Data block:
= = = = = = =
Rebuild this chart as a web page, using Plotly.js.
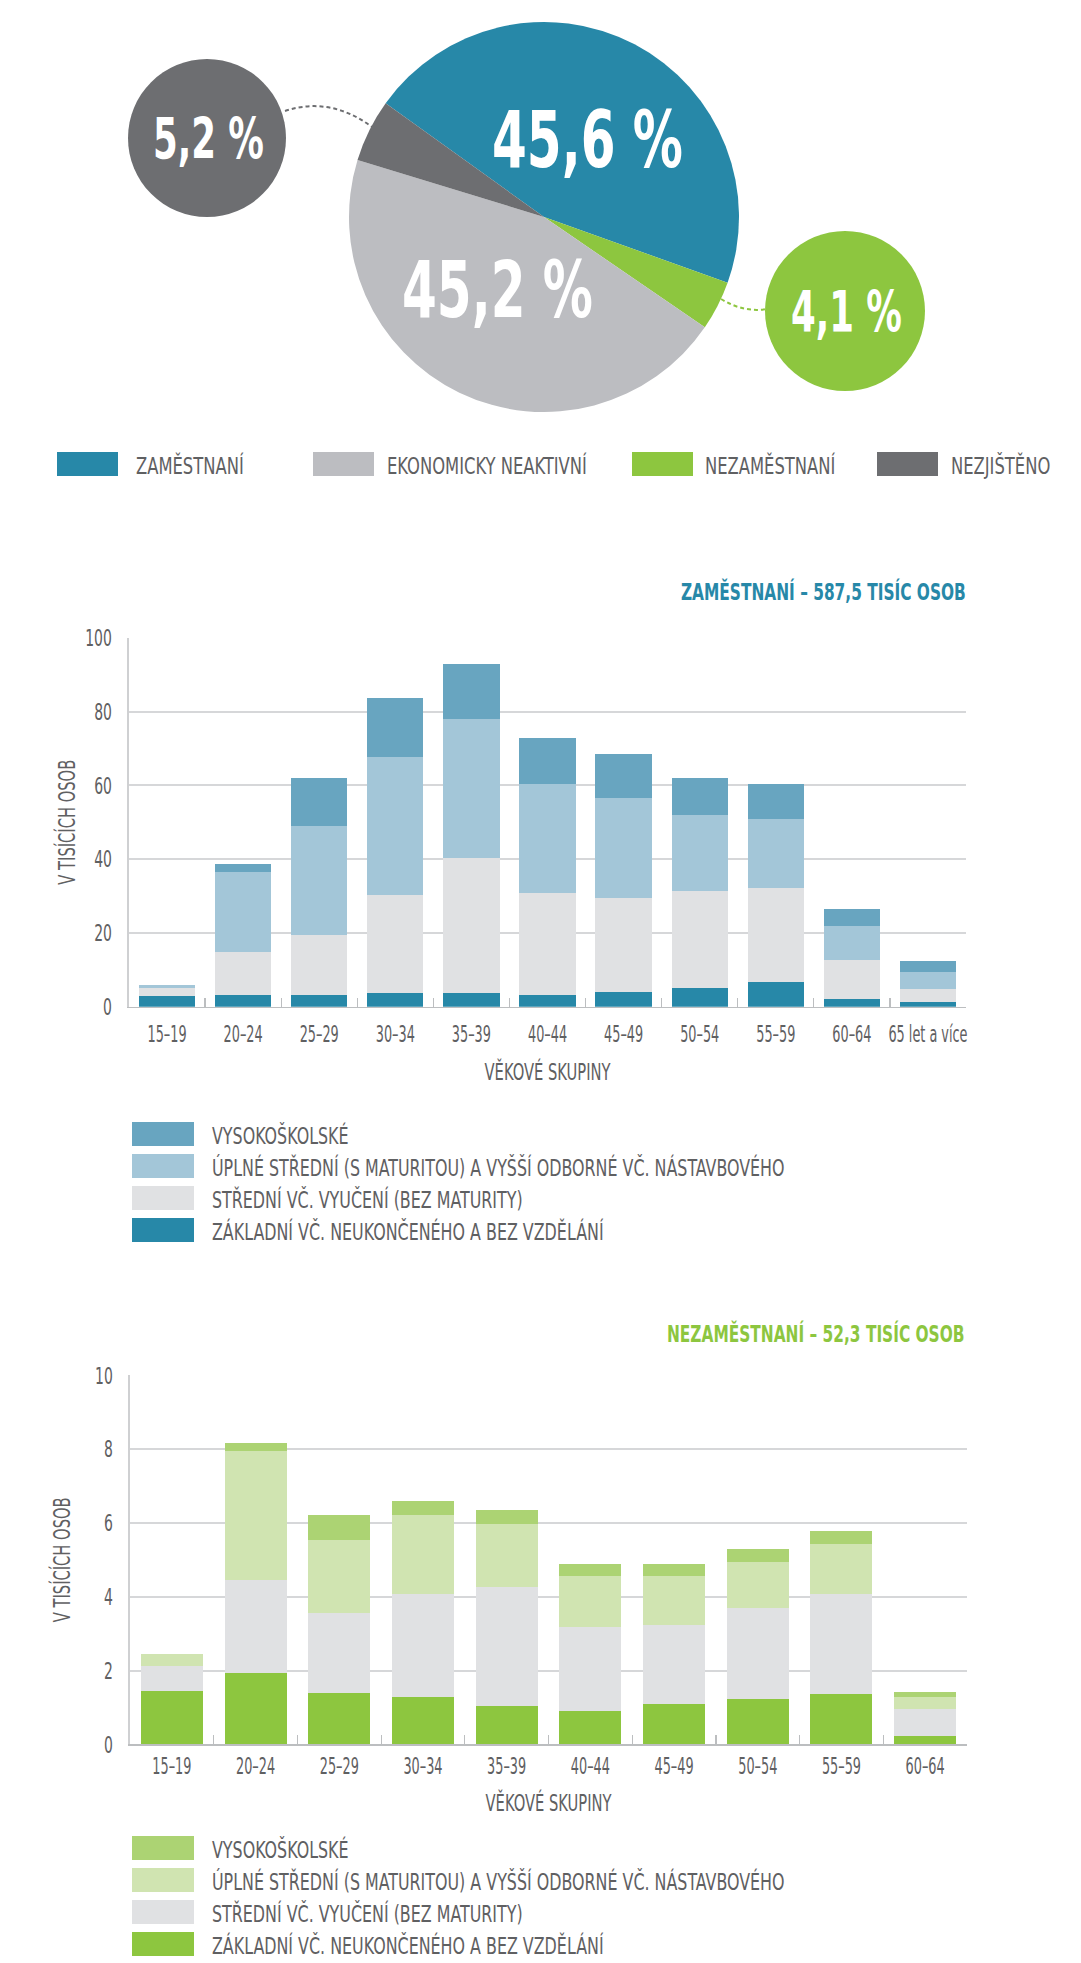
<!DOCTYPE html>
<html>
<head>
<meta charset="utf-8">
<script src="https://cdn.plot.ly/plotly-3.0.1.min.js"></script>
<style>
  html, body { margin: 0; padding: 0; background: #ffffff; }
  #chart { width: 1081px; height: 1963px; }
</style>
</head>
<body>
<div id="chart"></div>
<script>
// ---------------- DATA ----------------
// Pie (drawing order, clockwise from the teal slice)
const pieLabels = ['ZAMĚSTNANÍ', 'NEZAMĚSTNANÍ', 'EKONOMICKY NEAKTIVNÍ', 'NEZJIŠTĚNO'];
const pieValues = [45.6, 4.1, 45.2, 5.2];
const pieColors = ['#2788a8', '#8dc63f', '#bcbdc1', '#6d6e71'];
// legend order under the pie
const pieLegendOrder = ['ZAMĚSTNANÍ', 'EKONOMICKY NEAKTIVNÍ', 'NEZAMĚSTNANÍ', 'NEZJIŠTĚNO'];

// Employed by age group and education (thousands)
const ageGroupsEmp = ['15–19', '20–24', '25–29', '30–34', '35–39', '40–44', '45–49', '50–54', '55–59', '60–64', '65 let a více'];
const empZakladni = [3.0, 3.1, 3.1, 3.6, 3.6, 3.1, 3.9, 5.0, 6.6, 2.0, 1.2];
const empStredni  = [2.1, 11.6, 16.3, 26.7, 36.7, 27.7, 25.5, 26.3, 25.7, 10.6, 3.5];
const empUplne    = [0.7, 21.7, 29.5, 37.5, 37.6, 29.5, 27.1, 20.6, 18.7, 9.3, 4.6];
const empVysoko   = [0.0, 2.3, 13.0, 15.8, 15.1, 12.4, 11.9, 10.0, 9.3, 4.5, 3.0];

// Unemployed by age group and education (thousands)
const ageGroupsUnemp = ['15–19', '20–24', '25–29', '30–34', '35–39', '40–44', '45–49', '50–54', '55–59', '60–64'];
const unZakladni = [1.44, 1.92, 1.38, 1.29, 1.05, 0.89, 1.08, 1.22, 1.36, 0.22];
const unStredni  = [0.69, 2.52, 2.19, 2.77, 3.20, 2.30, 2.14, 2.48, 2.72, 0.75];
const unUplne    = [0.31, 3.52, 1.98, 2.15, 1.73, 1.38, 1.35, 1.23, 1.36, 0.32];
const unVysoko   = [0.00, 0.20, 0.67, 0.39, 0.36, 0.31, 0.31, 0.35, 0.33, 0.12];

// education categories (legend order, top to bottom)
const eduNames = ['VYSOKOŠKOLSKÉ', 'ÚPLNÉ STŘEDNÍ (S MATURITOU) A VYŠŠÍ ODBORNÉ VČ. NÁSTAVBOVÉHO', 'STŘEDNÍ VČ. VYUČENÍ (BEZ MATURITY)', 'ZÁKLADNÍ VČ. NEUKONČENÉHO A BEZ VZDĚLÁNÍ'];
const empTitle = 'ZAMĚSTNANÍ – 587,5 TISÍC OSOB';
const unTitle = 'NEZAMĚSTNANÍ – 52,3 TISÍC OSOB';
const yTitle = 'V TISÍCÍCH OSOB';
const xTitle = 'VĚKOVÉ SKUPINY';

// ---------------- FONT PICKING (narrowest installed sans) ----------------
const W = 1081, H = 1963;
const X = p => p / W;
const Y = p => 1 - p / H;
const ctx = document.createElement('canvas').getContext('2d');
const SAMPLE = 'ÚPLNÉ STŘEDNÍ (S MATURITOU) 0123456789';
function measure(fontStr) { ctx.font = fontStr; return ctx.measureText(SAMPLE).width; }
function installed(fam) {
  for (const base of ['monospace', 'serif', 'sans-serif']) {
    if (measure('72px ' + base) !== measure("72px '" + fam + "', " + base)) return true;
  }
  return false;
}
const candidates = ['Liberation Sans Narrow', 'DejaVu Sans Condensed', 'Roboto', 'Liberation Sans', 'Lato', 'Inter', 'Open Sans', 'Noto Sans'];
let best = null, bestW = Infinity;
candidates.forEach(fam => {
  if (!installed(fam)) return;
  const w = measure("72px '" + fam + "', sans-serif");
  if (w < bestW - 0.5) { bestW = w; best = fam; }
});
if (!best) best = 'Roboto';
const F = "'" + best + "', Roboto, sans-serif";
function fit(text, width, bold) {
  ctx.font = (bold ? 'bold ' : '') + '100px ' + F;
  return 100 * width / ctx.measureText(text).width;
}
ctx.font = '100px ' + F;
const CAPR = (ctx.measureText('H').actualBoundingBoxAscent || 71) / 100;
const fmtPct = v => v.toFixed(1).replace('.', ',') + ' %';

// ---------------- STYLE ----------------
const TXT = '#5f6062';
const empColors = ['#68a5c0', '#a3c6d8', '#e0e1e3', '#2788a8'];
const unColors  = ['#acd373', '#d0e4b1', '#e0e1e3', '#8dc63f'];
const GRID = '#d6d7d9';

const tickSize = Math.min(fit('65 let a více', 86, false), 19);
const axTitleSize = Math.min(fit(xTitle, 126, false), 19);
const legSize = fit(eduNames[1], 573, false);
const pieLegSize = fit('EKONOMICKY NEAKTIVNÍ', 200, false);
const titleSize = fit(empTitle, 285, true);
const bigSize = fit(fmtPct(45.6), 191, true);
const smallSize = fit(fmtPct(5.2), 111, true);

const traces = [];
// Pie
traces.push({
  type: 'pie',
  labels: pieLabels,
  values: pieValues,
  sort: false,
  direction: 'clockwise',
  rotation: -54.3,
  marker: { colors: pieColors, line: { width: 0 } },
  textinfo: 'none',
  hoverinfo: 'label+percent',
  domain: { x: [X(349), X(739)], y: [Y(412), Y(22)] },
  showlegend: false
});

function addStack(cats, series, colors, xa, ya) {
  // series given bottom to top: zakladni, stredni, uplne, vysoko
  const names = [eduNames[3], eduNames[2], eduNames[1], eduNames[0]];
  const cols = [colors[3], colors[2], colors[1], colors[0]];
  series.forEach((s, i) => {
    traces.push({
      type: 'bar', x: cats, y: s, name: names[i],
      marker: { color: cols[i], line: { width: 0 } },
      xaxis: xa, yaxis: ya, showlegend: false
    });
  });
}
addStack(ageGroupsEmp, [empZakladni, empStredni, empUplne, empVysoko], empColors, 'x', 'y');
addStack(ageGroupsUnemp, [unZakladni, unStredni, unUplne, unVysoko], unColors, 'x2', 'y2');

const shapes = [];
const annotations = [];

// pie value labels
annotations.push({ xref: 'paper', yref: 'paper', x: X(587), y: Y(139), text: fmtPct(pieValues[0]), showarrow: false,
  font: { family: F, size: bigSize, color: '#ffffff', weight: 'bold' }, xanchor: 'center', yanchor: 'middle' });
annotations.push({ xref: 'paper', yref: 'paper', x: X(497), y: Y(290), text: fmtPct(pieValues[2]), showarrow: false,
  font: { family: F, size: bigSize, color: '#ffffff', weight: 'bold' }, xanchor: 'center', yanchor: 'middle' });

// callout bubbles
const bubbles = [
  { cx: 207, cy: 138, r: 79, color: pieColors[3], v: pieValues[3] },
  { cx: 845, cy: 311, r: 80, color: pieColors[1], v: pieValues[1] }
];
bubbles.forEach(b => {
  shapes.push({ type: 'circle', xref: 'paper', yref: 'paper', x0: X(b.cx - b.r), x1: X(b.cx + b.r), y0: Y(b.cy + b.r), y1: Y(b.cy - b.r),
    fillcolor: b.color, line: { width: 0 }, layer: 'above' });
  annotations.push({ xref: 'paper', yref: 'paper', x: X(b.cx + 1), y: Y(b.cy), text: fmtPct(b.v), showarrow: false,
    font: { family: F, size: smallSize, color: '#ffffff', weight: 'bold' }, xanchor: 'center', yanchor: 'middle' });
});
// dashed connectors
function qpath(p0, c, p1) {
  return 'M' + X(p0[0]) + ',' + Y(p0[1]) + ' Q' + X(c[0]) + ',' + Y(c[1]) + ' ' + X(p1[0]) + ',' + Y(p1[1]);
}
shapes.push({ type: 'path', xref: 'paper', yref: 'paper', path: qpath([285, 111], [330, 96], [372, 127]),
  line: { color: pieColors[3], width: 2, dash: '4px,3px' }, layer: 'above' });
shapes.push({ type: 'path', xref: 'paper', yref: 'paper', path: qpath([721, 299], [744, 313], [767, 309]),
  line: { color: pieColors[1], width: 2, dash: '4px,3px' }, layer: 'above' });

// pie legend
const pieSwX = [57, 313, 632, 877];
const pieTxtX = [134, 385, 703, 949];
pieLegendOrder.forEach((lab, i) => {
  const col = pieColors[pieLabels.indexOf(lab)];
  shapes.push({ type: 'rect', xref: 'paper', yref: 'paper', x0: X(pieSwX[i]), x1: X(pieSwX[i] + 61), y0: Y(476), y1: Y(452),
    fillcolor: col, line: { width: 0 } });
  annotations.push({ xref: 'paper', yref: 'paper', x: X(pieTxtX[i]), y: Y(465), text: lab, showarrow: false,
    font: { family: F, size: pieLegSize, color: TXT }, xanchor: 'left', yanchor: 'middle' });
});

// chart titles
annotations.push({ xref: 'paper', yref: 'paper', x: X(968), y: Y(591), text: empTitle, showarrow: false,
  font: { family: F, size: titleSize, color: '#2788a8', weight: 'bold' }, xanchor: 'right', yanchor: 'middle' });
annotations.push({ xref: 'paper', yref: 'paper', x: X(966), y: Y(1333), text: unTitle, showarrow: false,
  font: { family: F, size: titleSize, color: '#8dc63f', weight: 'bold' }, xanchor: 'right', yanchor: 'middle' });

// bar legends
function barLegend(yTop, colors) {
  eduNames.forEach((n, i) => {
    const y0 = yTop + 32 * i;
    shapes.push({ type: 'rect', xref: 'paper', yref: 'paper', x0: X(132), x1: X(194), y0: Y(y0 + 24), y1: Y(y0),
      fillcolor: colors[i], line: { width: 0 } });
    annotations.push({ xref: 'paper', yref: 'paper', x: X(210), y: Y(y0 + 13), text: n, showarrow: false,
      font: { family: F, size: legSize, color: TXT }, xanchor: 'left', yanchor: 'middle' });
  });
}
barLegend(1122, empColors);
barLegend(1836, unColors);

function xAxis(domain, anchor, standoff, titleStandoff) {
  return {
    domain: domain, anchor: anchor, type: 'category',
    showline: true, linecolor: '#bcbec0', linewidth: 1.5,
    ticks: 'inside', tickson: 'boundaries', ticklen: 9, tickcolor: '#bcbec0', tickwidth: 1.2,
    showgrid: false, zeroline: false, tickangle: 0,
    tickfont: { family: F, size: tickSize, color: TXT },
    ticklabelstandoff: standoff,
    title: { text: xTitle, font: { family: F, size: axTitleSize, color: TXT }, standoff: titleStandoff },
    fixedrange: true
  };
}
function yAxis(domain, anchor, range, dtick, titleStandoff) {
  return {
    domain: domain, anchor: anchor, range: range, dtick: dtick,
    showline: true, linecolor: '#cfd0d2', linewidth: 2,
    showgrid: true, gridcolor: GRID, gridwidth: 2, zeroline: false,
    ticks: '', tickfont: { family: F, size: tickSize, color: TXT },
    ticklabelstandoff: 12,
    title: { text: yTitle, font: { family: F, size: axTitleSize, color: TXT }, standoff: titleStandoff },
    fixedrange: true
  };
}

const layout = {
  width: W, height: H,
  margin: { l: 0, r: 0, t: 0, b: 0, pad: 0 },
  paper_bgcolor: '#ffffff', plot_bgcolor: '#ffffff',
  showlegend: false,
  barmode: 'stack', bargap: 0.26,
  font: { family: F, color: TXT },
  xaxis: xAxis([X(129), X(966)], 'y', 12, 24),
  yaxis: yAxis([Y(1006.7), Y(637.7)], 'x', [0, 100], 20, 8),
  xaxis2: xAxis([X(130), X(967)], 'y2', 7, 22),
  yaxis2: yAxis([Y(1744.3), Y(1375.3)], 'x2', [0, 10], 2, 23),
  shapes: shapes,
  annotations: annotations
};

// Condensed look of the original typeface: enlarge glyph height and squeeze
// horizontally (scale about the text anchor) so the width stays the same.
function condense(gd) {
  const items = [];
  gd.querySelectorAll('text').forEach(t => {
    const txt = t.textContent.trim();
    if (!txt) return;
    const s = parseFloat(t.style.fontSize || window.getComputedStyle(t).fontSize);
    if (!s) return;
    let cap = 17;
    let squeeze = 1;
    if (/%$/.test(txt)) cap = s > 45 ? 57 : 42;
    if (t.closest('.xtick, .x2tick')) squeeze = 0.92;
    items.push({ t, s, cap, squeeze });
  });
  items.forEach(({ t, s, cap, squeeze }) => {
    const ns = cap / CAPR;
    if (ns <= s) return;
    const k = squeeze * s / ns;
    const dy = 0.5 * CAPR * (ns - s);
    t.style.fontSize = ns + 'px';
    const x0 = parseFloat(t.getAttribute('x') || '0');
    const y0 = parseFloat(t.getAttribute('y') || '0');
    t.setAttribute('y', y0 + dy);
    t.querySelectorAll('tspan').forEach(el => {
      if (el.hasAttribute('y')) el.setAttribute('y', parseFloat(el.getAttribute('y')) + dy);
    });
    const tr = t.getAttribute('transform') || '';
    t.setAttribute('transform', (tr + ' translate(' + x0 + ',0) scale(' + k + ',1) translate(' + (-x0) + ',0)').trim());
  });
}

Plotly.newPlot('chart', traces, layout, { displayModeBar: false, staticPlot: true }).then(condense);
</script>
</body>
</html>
= = = = = = =
Exercise details: From the top of the listing above, repeat each line exactly until you reach the line containing "0.35, 0.33, 0.12];", and repeat that one too. Leave the pictures out.

Exercise solution:
Rebuild this chart as a web page, using Plotly.js.
<!DOCTYPE html>
<html>
<head>
<meta charset="utf-8">
<script src="https://cdn.plot.ly/plotly-3.0.1.min.js"></script>
<style>
  html, body { margin: 0; padding: 0; background: #ffffff; }
  #chart { width: 1081px; height: 1963px; }
</style>
</head>
<body>
<div id="chart"></div>
<script>
// ---------------- DATA ----------------
// Pie (drawing order, clockwise from the teal slice)
const pieLabels = ['ZAMĚSTNANÍ', 'NEZAMĚSTNANÍ', 'EKONOMICKY NEAKTIVNÍ', 'NEZJIŠTĚNO'];
const pieValues = [45.6, 4.1, 45.2, 5.2];
const pieColors = ['#2788a8', '#8dc63f', '#bcbdc1', '#6d6e71'];
// legend order under the pie
const pieLegendOrder = ['ZAMĚSTNANÍ', 'EKONOMICKY NEAKTIVNÍ', 'NEZAMĚSTNANÍ', 'NEZJIŠTĚNO'];

// Employed by age group and education (thousands)
const ageGroupsEmp = ['15–19', '20–24', '25–29', '30–34', '35–39', '40–44', '45–49', '50–54', '55–59', '60–64', '65 let a více'];
const empZakladni = [3.0, 3.1, 3.1, 3.6, 3.6, 3.1, 3.9, 5.0, 6.6, 2.0, 1.2];
const empStredni  = [2.1, 11.6, 16.3, 26.7, 36.7, 27.7, 25.5, 26.3, 25.7, 10.6, 3.5];
const empUplne    = [0.7, 21.7, 29.5, 37.5, 37.6, 29.5, 27.1, 20.6, 18.7, 9.3, 4.6];
const empVysoko   = [0.0, 2.3, 13.0, 15.8, 15.1, 12.4, 11.9, 10.0, 9.3, 4.5, 3.0];

// Unemployed by age group and education (thousands)
const ageGroupsUnemp = ['15–19', '20–24', '25–29', '30–34', '35–39', '40–44', '45–49', '50–54', '55–59', '60–64'];
const unZakladni = [1.44, 1.92, 1.38, 1.29, 1.05, 0.89, 1.08, 1.22, 1.36, 0.22];
const unStredni  = [0.69, 2.52, 2.19, 2.77, 3.20, 2.30, 2.14, 2.48, 2.72, 0.75];
const unUplne    = [0.31, 3.52, 1.98, 2.15, 1.73, 1.38, 1.35, 1.23, 1.36, 0.32];
const unVysoko   = [0.00, 0.20, 0.67, 0.39, 0.36, 0.31, 0.31, 0.35, 0.33, 0.12];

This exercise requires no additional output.